Un carico di manganelli elettrici sequestrato in porto a bordo di un cargo Messina proveniente dal Sudafrica. La Procura cerca di capire chi fossero i destinatari: l'esercito regolare oppure i sanguinari miliziani dell'Isis
TREMILA manganelli, occultati dentro un container insieme ad altra merce varia, provenivano dal Sudafrica. A Genova sarebbero dovuti trasbordare per essere rispediti in Libia. Non è chiaro se destinati all'esercito "nazionale" di Tobruk, guidato dal generale Khalifa Haftar; oppure se a quello autoproclamato, lo "Stato Islamico" di Tripoli, appoggiato dalle milizie Fajr Lybia, vicine ai Fratelli Musulmani; o ancora, alle truppe Ansar Al Sharia che controllano le città di Sirte e Bengasi, alleate dell'Isis. È pur vero che la Compagnia Messina, nonostante la tensione nel Paese, ha deciso di mantenere i collegamenti con Tripoli e Misurata.
Il sequestro del container con le armi da tortura a Ponte Ronco è stato disposto dalla Procura della Repubblica. Il fascicolo, secondo fonti investigative, sarebbe sulla scrivania del procuratore aggiunto Vincenzo Scolastico.
Ci sarebbero due indagati, tra cui il comandante della nave, un napoletano.

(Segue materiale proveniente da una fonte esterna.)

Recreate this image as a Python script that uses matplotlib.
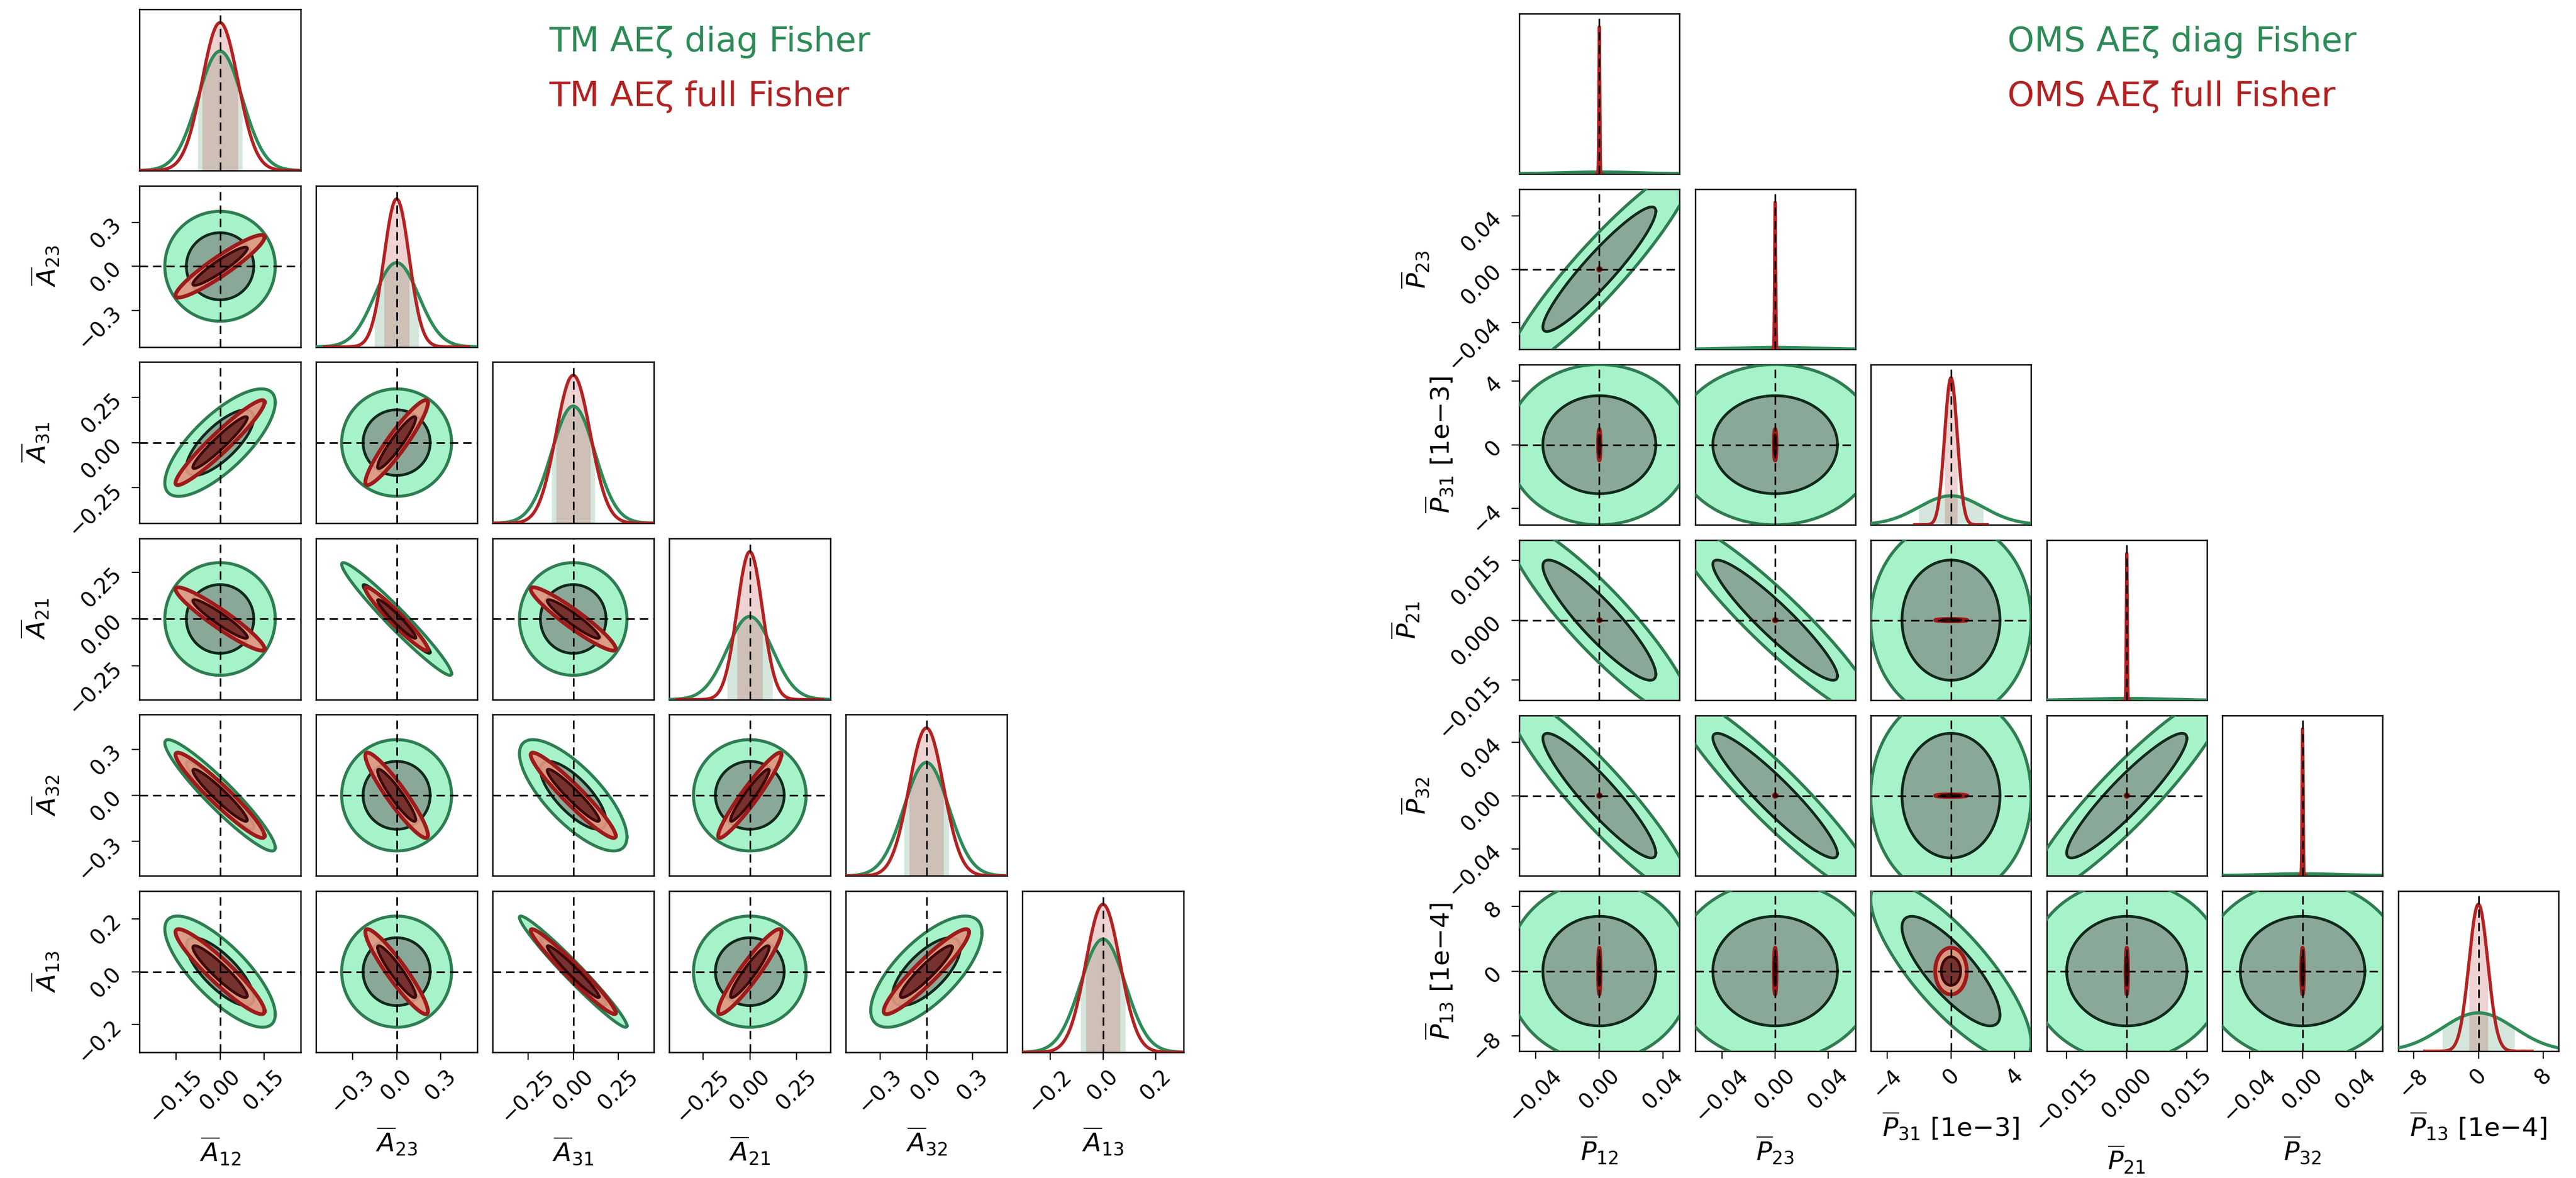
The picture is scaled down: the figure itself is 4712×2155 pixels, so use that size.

Anche se questi e la Compagnia potrebbero non essere stati al corrente di cosa vi fosse dentro il container. La magistratura, comunque, contesta la violazione delle leggi sulle armi e dell'embargo impartito contro il Paese libico, assunto con la decisione dall'organismo per la Politica Estera e della Sicurezza dell'Ue, da quando la situazione è ritenuta instabile: "... In seguito alle gravi violazioni dei diritti umani commesse in Libia, il Consiglio Europeo ha deciso di adottare una serie di misure restrittive, volte a vietare alcuni tipi di scambi con la Libia. La presente decisione istituisce un embargo sulle armi...". In particolare: "... Riguarda tutti i materiali che potrebbero essere utilizzati a fini di repressione interna...".
I manganelli elettrici, a seguito delle denunce di Amnesty International, dall'Onu sono stati inseriti tra le armi da tortura e di repressione, e per il transito in Italia e la destinazione ad un Paese "embargato", la Compagnia di Navigazione genovese avrebbe dovuto chiedere ed ottenere l'autorizzazione da parte della questura di Genova.
Secondo una ricerca compiuta sempre dall'associazione umanitaria e da Omega Research Foundation, le fabbriche di manganelli elettrici si concentrerebbero in Cina: sono oltre 130, quasi tutte di proprietà statale. Pubblicizzano apertamente verso l'estero e stanno conquistando ampie quote nel mercato globale degli strumenti di tortura e di repressione. Vendono in 40 Paesi, soprattutto in Medio Oriente e in Africa, violando i diritti umani, con un volume di affari annuo valutato in circa 100milioni di dollari Usa. Dal 1990 Amnesty ha recensito casi di tortura con l'elettricità in 5 Paesi, e 18 di questi hanno fatto ricorso a dispositivi portatili moderni che emettono scariche elettriche.
Il manganello telescopico "Taser", il tipo sequestrato a Genova, produce scariche multiple da 3milioni di volt, sul momento dolorosissime, con conseguenti ferite da ustione. La polizia di Cambogia, Nepal e Thailandia, che li adotta "legalmente" su parti sensibili del corpo, come genitali, inguine e orecchie, li chiama "manganelli del popcorn", perché la pelle si apre e sembra come il mais scoppiato. Recentemente sono stati utilizzati in Egitto, Ghana, Madagascar, Senegal e dall'esercito dell'Isis del califfo Al-Baghdadi.
Gli investigatori della Sezione Navale della Gdf sospettano che il carico, scoperto e sequestrato a Genova, ufficialmente proveniente dal Sud Africa, in realtà sarebbe salpato da un porto cinese ed avrebbe fatto quella che gli addetti ai lavori chiamano triangolazione, per dribblare appunto l'embargo.